COREPA‐M: A Multi‐Dimensional Formulation of COREPA

Abstract
Recently, the COmmon REactivity PAttern (COREPA) approach was developed as a probabilistic classification method which was formalized specifically to advance mechanistic QSAR development by addressing the impact of molecular flexibility on stereoelectronic properties of chemicals. In the initial version of COREPA, the probability distributions for only one stereoelectronic parameter at a time were analyzed for the series of chemicals under analysis. To go beyond considering probability distributions of one parameter at a time requires the capability of analyzing a suite of parameters simultaneously for each chemical.
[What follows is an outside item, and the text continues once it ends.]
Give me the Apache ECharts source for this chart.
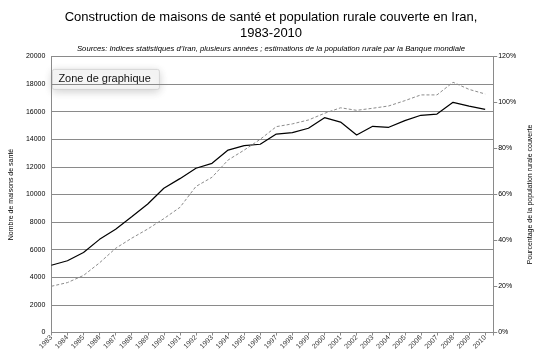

This work creates that capability for a multi‐dimensional formulation of the COREPA which is expected to enhance the reliability of the method to discriminate complex patterns. Using probability distance measures such as Kullback‐Leibler divergence and Hellinger distance, the set of parameters are defined that best discriminate activity. The COREPA‐M system automatically identifies the parameters that best discriminates chemicals in groups defined by comparable reactivity endpoints. A detailed Bayesian decision tree is then used for classifying untested chemicals with measures of “goodness of fit” criteria. COREPA‐M is illustrated using the example of modelling binding affinity of chemicals at the aryl hydrocarbon receptor.